<<<<

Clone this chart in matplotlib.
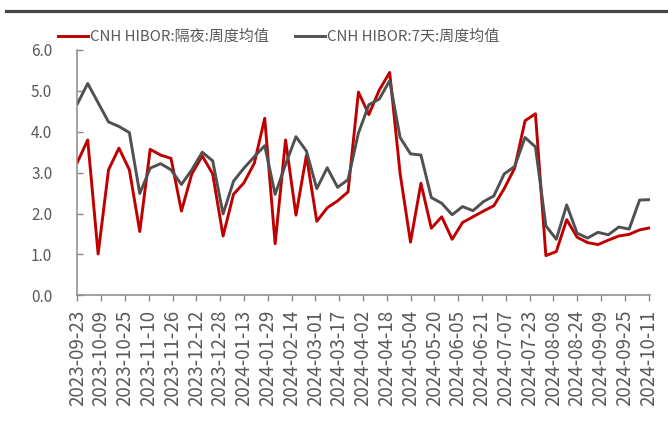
import matplotlib
matplotlib.use('Agg')
import matplotlib.pyplot as plt
import matplotlib.dates as mdates
from matplotlib.lines import Line2D
import pandas as pd

# weekly averages, CNH HIBOR (%)
dates = pd.date_range('2023-09-23', periods=56, freq='7D')

overnight = [3.25, 3.80, 1.01, 3.07, 3.60, 3.07, 1.56, 3.57, 3.43, 3.35,
             2.06, 2.97, 3.41, 2.97, 1.45, 2.47, 2.75, 3.23, 4.33, 1.26,
             3.80, 1.96, 3.42, 1.81, 2.14, 2.31, 2.53, 4.97, 4.42, 5.02,
             5.45, 2.98, 1.30, 2.74, 1.64, 1.92, 1.37, 1.78, 1.92, 2.06,
             2.19, 2.61, 3.11, 4.27, 4.44, 0.97, 1.07, 1.85, 1.42, 1.29,
             1.24, 1.35, 1.45, 1.49, 1.60, 1.65]

seven_day = [4.68, 5.18, 4.71, 4.24, 4.13, 3.98, 2.49, 3.11, 3.22, 3.07,
             2.71, 3.07, 3.50, 3.29, 1.99, 2.79, 3.11, 3.39, 3.66, 2.47,
             3.20, 3.88, 3.53, 2.61, 3.12, 2.64, 2.83, 3.97, 4.66, 4.80,
             5.25, 3.86, 3.46, 3.43, 2.39, 2.25, 1.97, 2.17, 2.07, 2.29,
             2.43, 2.97, 3.15, 3.86, 3.63, 1.70, 1.37, 2.21, 1.52, 1.40,
             1.54, 1.48, 1.67, 1.62, 2.33, 2.34]

tick_labels = ['2023-09-23', '2023-10-09', '2023-10-25', '2023-11-10', '2023-11-26',
               '2023-12-12', '2023-12-28', '2024-01-13', '2024-01-29', '2024-02-14',
               '2024-03-01', '2024-03-17', '2024-04-02', '2024-04-18', '2024-05-04',
               '2024-05-20', '2024-06-05', '2024-06-21', '2024-07-07', '2024-07-23',
               '2024-08-08', '2024-08-24', '2024-09-09', '2024-09-25', '2024-10-11']
y_ticks = [0.0, 1.0, 2.0, 3.0, 4.0, 5.0, 6.0]

labels = ['CNH HIBOR:隔夜:周度均值', 'CNH HIBOR:7天:周度均值']

plt.rcParams['font.family'] = ['Noto Sans CJK SC', 'DejaVu Sans']
text_color = '#595959'
spine_color = '#898989'

fig = plt.figure(figsize=(6.68, 4.24), dpi=100)
ax = fig.add_axes([77.3 / 668, 1 - 295.3 / 424, (650 - 77.3) / 668, (295.3 - 50) / 424])

ax.plot(dates, overnight, color='#C00000', linewidth=2.1, label=labels[0])
ax.plot(dates, seven_day, color='#505050', linewidth=2.1, label=labels[1])

# axis limits and ticks
ax.set_xlim(dates[0], dates[-1])
ax.set_ylim(0, 6)
ax.set_yticks(y_ticks)
ax.set_yticklabels([f'{v:.1f}' for v in y_ticks])
tick_dates = pd.to_datetime(tick_labels)
ax.set_xticks(tick_dates)
ax.set_xticklabels(tick_labels, rotation=90, fontsize=13.5, color=text_color)

ax.tick_params(axis='y', direction='in', length=4.3, width=1, color=spine_color,
               labelsize=11, labelcolor=text_color, pad=18)
ax.tick_params(axis='x', direction='out', length=4.3, width=1, color=spine_color, pad=6)

for side in ['top', 'right']:
    ax.spines[side].set_visible(False)
for side in ['left', 'bottom']:
    ax.spines[side].set_color(spine_color)
    ax.spines[side].set_linewidth(1.1)

# legend across the top
fig.legend(loc='center left', bbox_to_anchor=(58 / 668, 1 - 37 / 424), ncol=2,
           frameon=False, fontsize=10.8, labelcolor=text_color, borderpad=0,
           borderaxespad=0, handlelength=2.0, handletextpad=0.15, columnspacing=1.7)

# dark rule at the very top
fig.add_artist(Line2D([6 / 668, 1], [1 - 10.5 / 424, 1 - 10.5 / 424],
                      transform=fig.transFigure, color='#474747', linewidth=2.3))

fig.savefig('out.png', dpi=100)
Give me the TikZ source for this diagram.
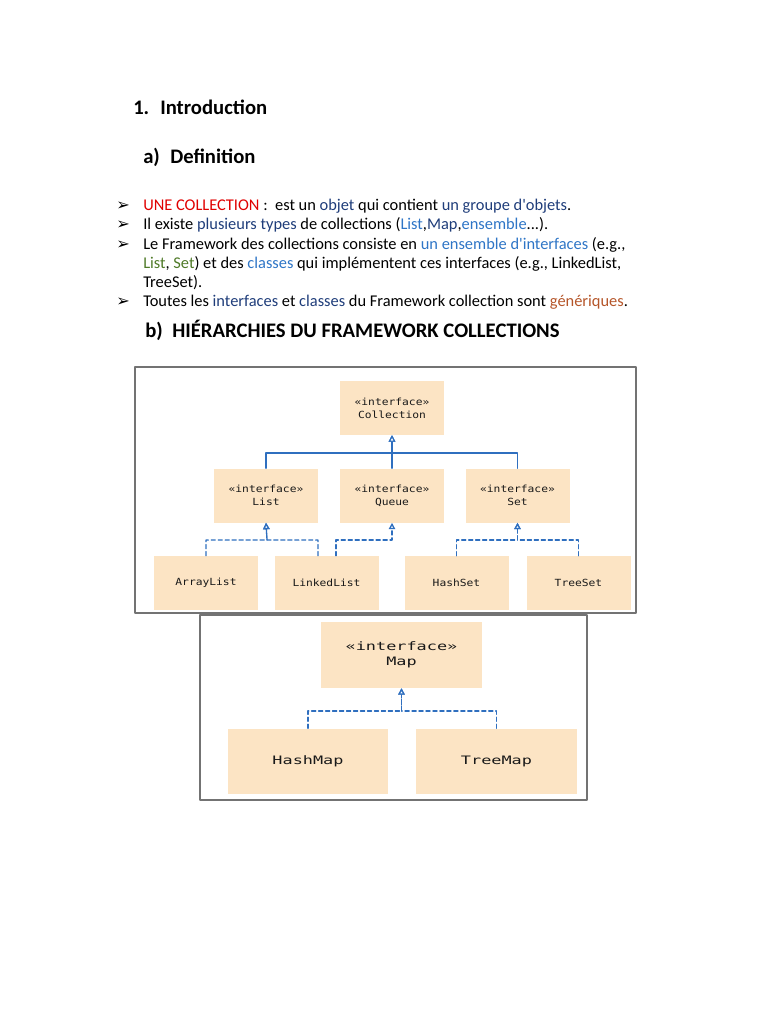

>>>>

Include the first line of the records, the line containing "1.24, 1.35, 1.45, 1.49, 1.60, 1.65]", and every line between them, repeated exactly. Skip the pictures.

Clone this chart in matplotlib.
import matplotlib
matplotlib.use('Agg')
import matplotlib.pyplot as plt
import matplotlib.dates as mdates
from matplotlib.lines import Line2D
import pandas as pd

# weekly averages, CNH HIBOR (%)
dates = pd.date_range('2023-09-23', periods=56, freq='7D')

overnight = [3.25, 3.80, 1.01, 3.07, 3.60, 3.07, 1.56, 3.57, 3.43, 3.35,
             2.06, 2.97, 3.41, 2.97, 1.45, 2.47, 2.75, 3.23, 4.33, 1.26,
             3.80, 1.96, 3.42, 1.81, 2.14, 2.31, 2.53, 4.97, 4.42, 5.02,
             5.45, 2.98, 1.30, 2.74, 1.64, 1.92, 1.37, 1.78, 1.92, 2.06,
             2.19, 2.61, 3.11, 4.27, 4.44, 0.97, 1.07, 1.85, 1.42, 1.29,
             1.24, 1.35, 1.45, 1.49, 1.60, 1.65]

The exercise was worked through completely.